▶ Written instruction: Copy exactly the lines from the beginning of the data down to and including the line holding "cfcd_star = 58.6", without any pictures.

▶ Collected data:

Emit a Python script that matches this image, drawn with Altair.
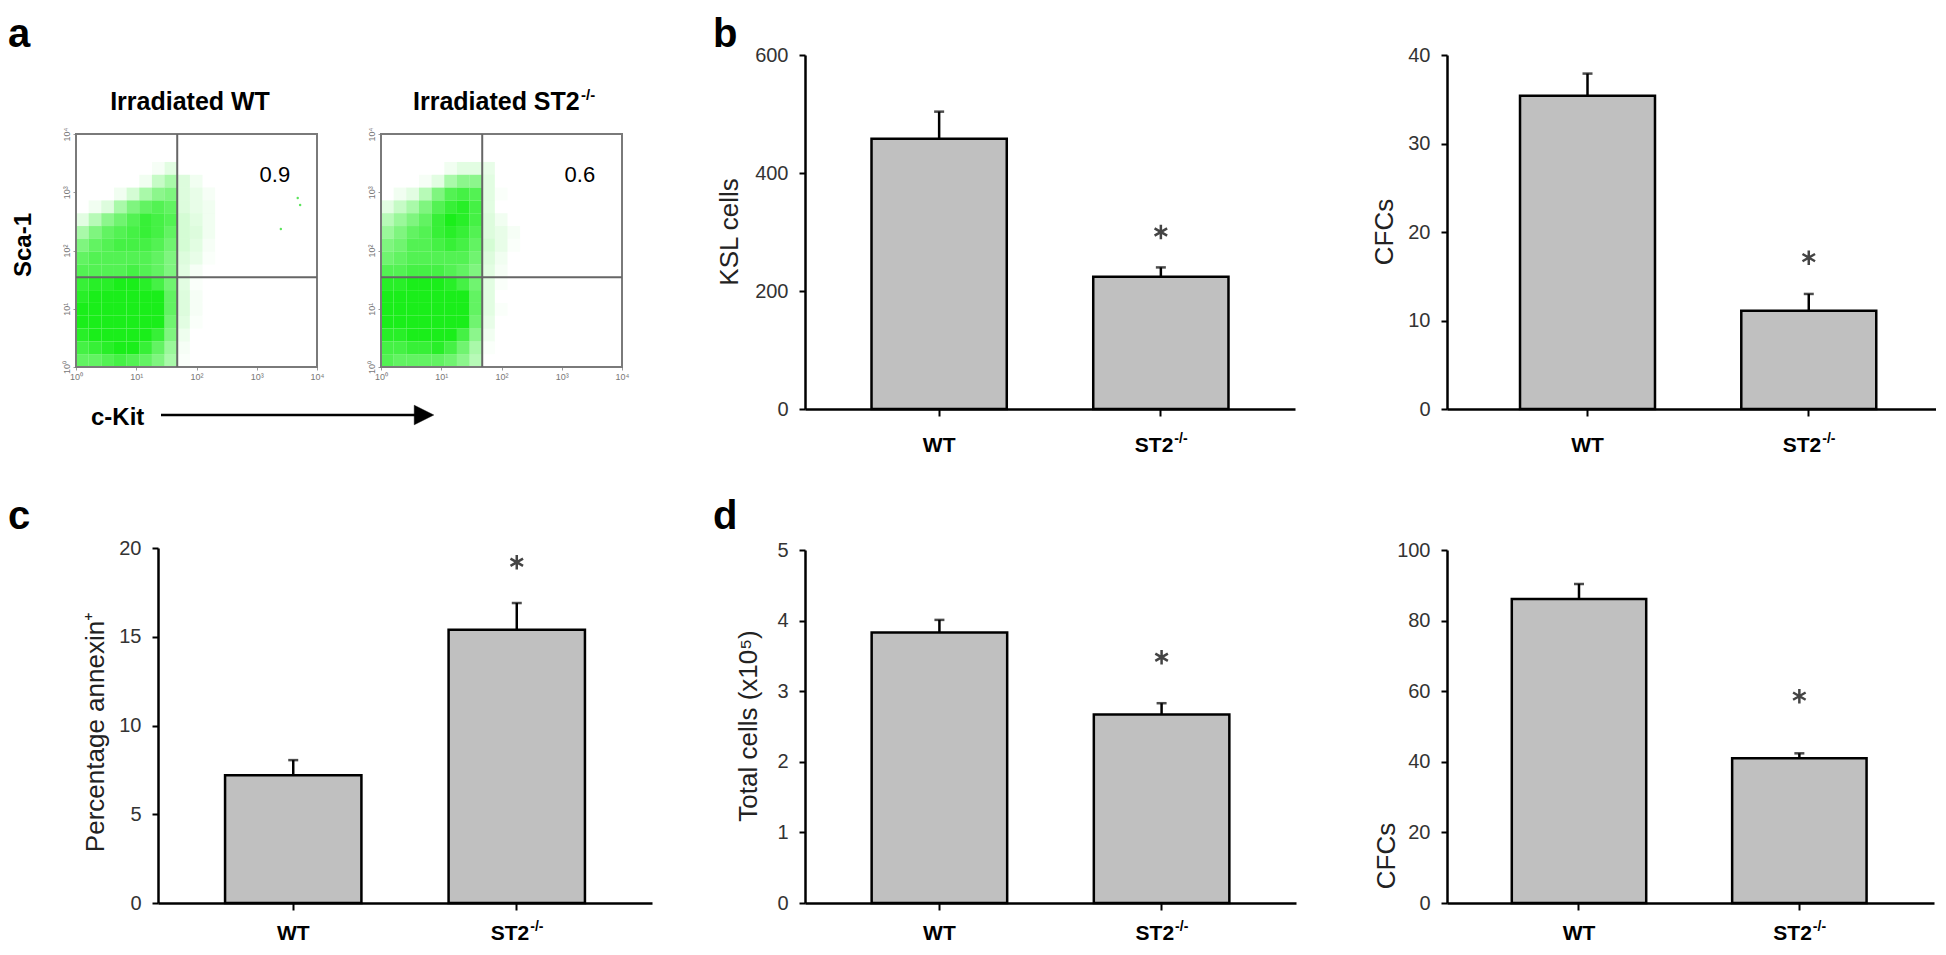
import altair as alt
import pandas as pd

FONT = "Liberation Sans, Arial, sans-serif"
ASTERISK = "M0,-1L0,1M-0.866,-0.5L0.866,0.5M-0.866,0.5L0.866,-0.5"

# ---------------- data ----------------
categories = ["WT", "ST2"]

ksl_mean = [458, 224]
ksl_err = [46, 16]
ksl_star = 300

cfcb_mean = [35.4, 11.1]
cfcb_err = [2.5, 1.9]
cfcb_star = 17.1

annexin_mean = [7.2, 15.4]
annexin_err = [0.85, 1.5]
annexin_star = 19.2

total_mean = [3.83, 2.67]
total_err = [0.18, 0.16]
total_star = 3.48

cfcd_mean = [86.1, 41.0]
cfcd_err = [4.3, 1.4]
cfcd_star = 58.6

# flow cytometry: density read per cell, log10 decades (c-Kit x, Sca-1 y)
kit_edges = [0, 0.21, 0.42, 0.63, 0.84, 1.05, 1.26, 1.47, 1.68, 1.89, 2.10, 2.31]
sca_edges = [0, 0.22, 0.44, 0.66, 0.88, 1.10, 1.32, 1.54, 1.76, 1.98, 2.20,
             2.42, 2.64, 2.86, 3.08, 3.30, 3.52]
# rows listed from top (highest Sca-1) to bottom
dens_wt = [
    [0, 0, 0, 0, 0, 0, 0.03, 0.10, 0, 0, 0],
    [0, 0, 0, 0, 0, 0.05, 0.20, 0.30, 0.12, 0.05, 0],
    [0, 0, 0, 0.05, 0.15, 0.30, 0.40, 0.45, 0.12, 0.08, 0.03],
    [0, 0.05, 0.12, 0.30, 0.45, 0.55, 0.60, 0.55, 0.12, 0.08, 0.05],
    [0.10, 0.25, 0.40, 0.50, 0.60, 0.70, 0.65, 0.60, 0.15, 0.10, 0.05],
    [0.30, 0.45, 0.55, 0.60, 0.65, 0.70, 0.65, 0.55, 0.15, 0.12, 0.05],
    [0.45, 0.55, 0.60, 0.65, 0.65, 0.65, 0.60, 0.50, 0.15, 0.10, 0.03],
    [0.55, 0.60, 0.60, 0.60, 0.60, 0.60, 0.55, 0.45, 0.12, 0.08, 0.02],
    [0.60, 0.60, 0.60, 0.60, 0.65, 0.60, 0.55, 0.45, 0.10, 0.03, 0],
    [0.70, 0.75, 0.75, 0.80, 0.80, 0.75, 0.65, 0.50, 0.10, 0.02, 0],
    [0.75, 0.85, 0.90, 0.95, 0.95, 0.90, 0.80, 0.55, 0.12, 0.03, 0],
    [0.80, 0.90, 0.95, 1.00, 1.00, 0.95, 0.85, 0.55, 0.12, 0.03, 0],
    [0.80, 0.90, 0.95, 1.00, 1.00, 0.95, 0.80, 0.50, 0.10, 0.02, 0],
    [0.75, 0.85, 0.90, 0.95, 0.95, 0.85, 0.70, 0.45, 0.06, 0, 0],
    [0.65, 0.70, 0.75, 0.80, 0.80, 0.70, 0.55, 0.35, 0.03, 0, 0],
    [0.55, 0.55, 0.60, 0.65, 0.60, 0.55, 0.45, 0.30, 0.02, 0, 0],
]
dens_st2 = [
    [0, 0, 0, 0, 0, 0.05, 0.10, 0.10, 0.08, 0, 0],
    [0, 0, 0, 0.03, 0.10, 0.30, 0.40, 0.40, 0.10, 0, 0],
    [0, 0.05, 0.10, 0.25, 0.45, 0.60, 0.65, 0.60, 0.10, 0.02, 0],
    [0.10, 0.20, 0.30, 0.45, 0.60, 0.70, 0.75, 0.65, 0.10, 0, 0],
    [0.25, 0.35, 0.45, 0.55, 0.70, 0.80, 0.75, 0.65, 0.12, 0.05, 0],
    [0.35, 0.45, 0.55, 0.60, 0.70, 0.75, 0.70, 0.60, 0.12, 0.08, 0.03],
    [0.45, 0.50, 0.60, 0.60, 0.65, 0.70, 0.65, 0.55, 0.15, 0.08, 0.02],
    [0.50, 0.55, 0.60, 0.60, 0.60, 0.60, 0.60, 0.50, 0.12, 0.05, 0],
    [0.60, 0.60, 0.65, 0.65, 0.65, 0.60, 0.55, 0.45, 0.10, 0.03, 0],
    [0.75, 0.75, 0.80, 0.80, 0.80, 0.75, 0.65, 0.50, 0.10, 0.02, 0],
    [0.85, 0.85, 0.90, 0.95, 0.95, 0.90, 0.80, 0.55, 0.10, 0, 0],
    [0.85, 0.90, 0.95, 1.00, 1.00, 0.95, 0.85, 0.55, 0.10, 0.02, 0],
    [0.80, 0.85, 0.90, 0.95, 1.00, 0.95, 0.80, 0.50, 0.08, 0, 0],
    [0.75, 0.75, 0.80, 0.85, 0.90, 0.80, 0.65, 0.40, 0.05, 0, 0],
    [0.65, 0.65, 0.70, 0.70, 0.75, 0.65, 0.50, 0.30, 0.02, 0, 0],
    [0.60, 0.55, 0.55, 0.55, 0.55, 0.50, 0.40, 0.25, 0, 0, 0],
]
outlier_kit_wt = [3.68, 3.72, 3.40]
outlier_sca_wt = [2.90, 2.78, 2.37]
outlier_kit_st2 = []
outlier_sca_st2 = []
gate_kit = [1.68, 1.68]
gate_sca = [1.54, 1.54]
quadrant_pct = ["0.9", "0.6"]


# ---------------- helpers ----------------
def txt(text, x, y, size, weight="normal", align="left", angle=0,
        baseline="alphabetic", color="black"):
    return alt.Chart(pd.DataFrame({"t": [text]})).mark_text(
        font=FONT, fontSize=size, fontWeight=weight, align=align,
        baseline=baseline, angle=angle, color=color
    ).encode(x=alt.value(x), y=alt.value(y), text="t:N")


def empty(*extra):
    blank = alt.Chart(pd.DataFrame({"t": [""]})).mark_text().encode(
        x=alt.value(0), y=alt.value(0), text="t:N")
    return alt.layer(blank, *extra).properties(width=1, height=1)


def bar_panel(mean, err, star, ymax, ystep, xr, yr, lab_y, align=0.5):
    df = pd.DataFrame({"cat": categories, "mean": mean,
                       "top": [m + e for m, e in zip(mean, err)]})
    sdf = pd.DataFrame({"cat": [categories[1]], "star": [star]})
    xs = alt.Scale(domain=categories, range=list(xr),
                   paddingInner=0.39, paddingOuter=0.30, align=align)
    ys = alt.Scale(domain=[0, ymax], range=list(yr), nice=False, zero=True)
    xaxis = alt.Axis(orient="bottom", labels=False, title=None, grid=False,
                     domainColor="black", domainWidth=2.5, tickColor="black",
                     tickWidth=2, tickSize=7)
    yaxis = alt.Axis(orient="left", values=list(range(0, ymax + 1, ystep)),
                     tickCount=12, format="d", title=None, grid=False,
                     labelFont=FONT, labelFontSize=20, labelColor="#333333",
                     labelPadding=11, tickSize=6, tickWidth=2,
                     tickColor="black", domainColor="black", domainWidth=2.5)
    base = alt.Chart(df)
    bars = base.mark_bar(fill="#c0c0c0", stroke="black", strokeWidth=2.5).encode(
        x=alt.X("cat:N", scale=xs, axis=xaxis),
        y=alt.Y("mean:Q", scale=ys, axis=yaxis))
    whisk = base.mark_rule(color="black", strokeWidth=2.5).encode(
        x="cat:N", y="mean:Q", y2="top:Q")
    cap = base.mark_tick(color="black", thickness=2.5, size=10).encode(
        x="cat:N", y="top:Q")
    st = alt.Chart(sdf).mark_point(shape=ASTERISK, filled=False,
                                   stroke="#444444", strokeWidth=2.5,
                                   size=210, opacity=1).encode(
        x="cat:N", y="star:Q")
    lab_wt = base.transform_filter(alt.datum.cat == "WT").mark_text(
        font=FONT, fontSize=21, fontWeight="bold", align="center",
        baseline="alphabetic").encode(
        x="cat:N", y=alt.value(lab_y), text="cat:N")
    lab_st = base.transform_filter(alt.datum.cat == "ST2").mark_text(
        font=FONT, fontSize=21, fontWeight="bold", align="right", dx=12.5,
        baseline="alphabetic").encode(
        x="cat:N", y=alt.value(lab_y), text="cat:N")
    lab_sup = base.transform_filter(alt.datum.cat == "ST2").mark_text(
        font=FONT, fontSize=14, fontWeight="bold", align="left", dx=13.5,
        baseline="alphabetic").encode(
        x="cat:N", y=alt.value(lab_y - 9), text=alt.value("-/-"))
    return [bars, whisk, cap, st, lab_wt, lab_st, lab_sup]


def scatter_panel(dens, out_x, out_y, gx, gy, pct, xr, yr):
    recs = []
    n = len(dens)
    for i, row in enumerate(dens):
        yi = n - 1 - i
        for j, v in enumerate(row):
            if v > 0:
                recs.append({"x0": kit_edges[j], "x1": kit_edges[j + 1],
                             "y0": sca_edges[yi], "y1": sca_edges[yi + 1],
                             "d": v})
    df = pd.DataFrame(recs)
    xs = alt.Scale(domain=[0, 4], range=list(xr), nice=False, zero=False)
    ys = alt.Scale(domain=[0, 4], range=list(yr), nice=False, zero=False)
    lab = "['10\u2070','10\u00b9','10\u00b2','10\u00b3','10\u2074'][datum.value]"
    common = dict(values=[0, 1, 2, 3, 4], tickCount=10, labelExpr=lab,
                  labelFont=FONT, labelFontSize=9, labelColor="#777777",
                  tickSize=3, tickColor="#999999", domain=False, grid=False,
                  title=None, labelPadding=2, labelOverlap=False,
                  labelFlush=False)
    xaxis = alt.Axis(orient="bottom", **common)
    yaxis = alt.Axis(orient="left", labelAngle=270, **common)
    cells = alt.Chart(df).mark_rect(fill="#1aee1a").encode(
        x=alt.X("x0:Q", scale=xs, axis=xaxis), x2="x1:Q",
        y=alt.Y("y0:Q", scale=ys, axis=yaxis), y2="y1:Q",
        opacity=alt.Opacity("d:Q", scale=alt.Scale(domain=[0, 0.8], range=[0, 1],
                                                   clamp=True),
                            legend=None))
    layers = [cells]
    if out_x:
        odf = pd.DataFrame({"kx": out_x, "sy": out_y})
        layers.append(alt.Chart(odf).mark_circle(color="#33dd33", size=6, opacity=0.8).encode(
            x="kx:Q", y="sy:Q"))
    one = pd.DataFrame({"gx": [gx], "gy": [gy], "pct": [pct]})
    frame = alt.Chart(one).mark_rect(fillOpacity=0, stroke="#7a7a7a", strokeWidth=2).encode(
        x=alt.datum(0), x2=alt.datum(4), y=alt.datum(0), y2=alt.datum(4))
    vgate = alt.Chart(one).mark_rule(color="#666666", strokeWidth=2).encode(
        x="gx:Q", y=alt.datum(0), y2=alt.datum(4))
    hgate = alt.Chart(one).mark_rule(color="#666666", strokeWidth=2).encode(
        y="gy:Q", x=alt.datum(0), x2=alt.datum(4))
    ptxt = alt.Chart(one).mark_text(font=FONT, fontSize=22, color="black",
                                    align="center", baseline="middle").encode(
        x=alt.datum(3.30), y=alt.datum(3.30), text="pct:N")
    layers += [frame, vgate, hgate, ptxt]
    return layers


TITLE = dict(align="center", angle=270, baseline="middle", color="#222222")

# invisible corner that pins the top-left of the figure to the page margin
corner = alt.Chart(pd.DataFrame({"k": [0]})).mark_rule(color="white", strokeWidth=1).encode(
    x=alt.value(-67.5), y=alt.value(-46.5), y2=alt.value(-45.5))

# ---------------- cells of the figure grid (5 columns x 2 rows) ----------------
a1 = alt.layer(
    *scatter_panel(dens_wt, outlier_kit_wt, outlier_sca_wt, gate_kit[0], gate_sca[0],
                   quadrant_pct[0], (0, 241), (312, 79)),
    corner,
    txt("a", -68, -8, 40, "bold"),
    txt("Irradiated WT", 114, 55, 25, "bold", align="center"),
    txt("Sca-1", -52, 190, 24, "bold", align="center", angle=270, baseline="middle"),
    txt("c-Kit", 15, 370, 24, "bold"),
    alt.Chart(pd.DataFrame({"k": [0]})).mark_rule(color="black", strokeWidth=2.5).encode(
        x=alt.value(85), x2=alt.value(342), y=alt.value(360)),
    alt.Chart(pd.DataFrame({"k": [0]})).mark_point(
        shape="M-1,-1L1,0L-1,1Z", filled=True, fill="black", stroke="black",
        strokeWidth=0.5, size=380, opacity=1).encode(x=alt.value(348), y=alt.value(360)),
).properties(width=82, height=312)

a2 = alt.layer(
    *scatter_panel(dens_st2, outlier_kit_st2, outlier_sca_st2, gate_kit[1], gate_sca[1],
                   quadrant_pct[1], (0, 241), (312, 79)),
    txt("Irradiated ST2", 32, 55, 25, "bold"),
    txt("-/-", 200, 45, 15, "bold"),
).properties(width=424, height=312)

b1 = alt.layer(
    *bar_panel(ksl_mean, ksl_err, ksl_star, 600, 200, (0, 490), (354, 0), 397),
    txt("b", -92, -8, 40, "bold"),
    txt("KSL cells", -75, 177, 26, **TITLE),
).properties(width=642, height=354)

b2 = alt.layer(
    *bar_panel(cfcb_mean, cfcb_err, cfcb_star, 40, 10, (0, 489), (354, 0), 397, align=0.55),
    txt("CFCs", -62, 177, 26, **TITLE),
).properties(width=489, height=354)

c1 = alt.layer(
    *bar_panel(annexin_mean, annexin_err, annexin_star, 20, 5, (0, 494), (363, 8), 400),
    txt("Percentage annexin\u207a", -62, 192, 26, **TITLE),
).properties(width=223, height=363)

d1 = alt.layer(
    *bar_panel(total_mean, total_err, total_star, 5, 1, (0, 491), (363, 10), 400),
    txt("d", -92, -11, 40, "bold"),
    txt("Total cells (x10\u2075)", -56, 186, 26, **TITLE),
).properties(width=642, height=363)

d2 = alt.layer(
    *bar_panel(cfcd_mean, cfcd_err, cfcd_star, 100, 20, (0, 487), (363, 10), 400, align=0.49),
    txt("CFCs", -60, 316, 26, **TITLE),
).properties(width=489, height=363)

chart = alt.concat(
    a1, empty(), a2, b1, b2,
    empty(txt("c", -68, -11, 40, "bold")), c1, empty(), d1, d2,
    columns=5,
    spacing={"row": 131, "column": 0},
    bounds="flush",
    align="each",
).properties(padding=0).configure_view(stroke=None)

chart.save("out.html", embed_options={"renderer": "svg", "actions": False})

▶ Reply to the exercise:
Emit a Python script that matches this image, drawn with Altair.
import altair as alt
import pandas as pd

FONT = "Liberation Sans, Arial, sans-serif"
ASTERISK = "M0,-1L0,1M-0.866,-0.5L0.866,0.5M-0.866,0.5L0.866,-0.5"

# ---------------- data ----------------
categories = ["WT", "ST2"]

ksl_mean = [458, 224]
ksl_err = [46, 16]
ksl_star = 300

cfcb_mean = [35.4, 11.1]
cfcb_err = [2.5, 1.9]
cfcb_star = 17.1

annexin_mean = [7.2, 15.4]
annexin_err = [0.85, 1.5]
annexin_star = 19.2

total_mean = [3.83, 2.67]
total_err = [0.18, 0.16]
total_star = 3.48

cfcd_mean = [86.1, 41.0]
cfcd_err = [4.3, 1.4]
cfcd_star = 58.6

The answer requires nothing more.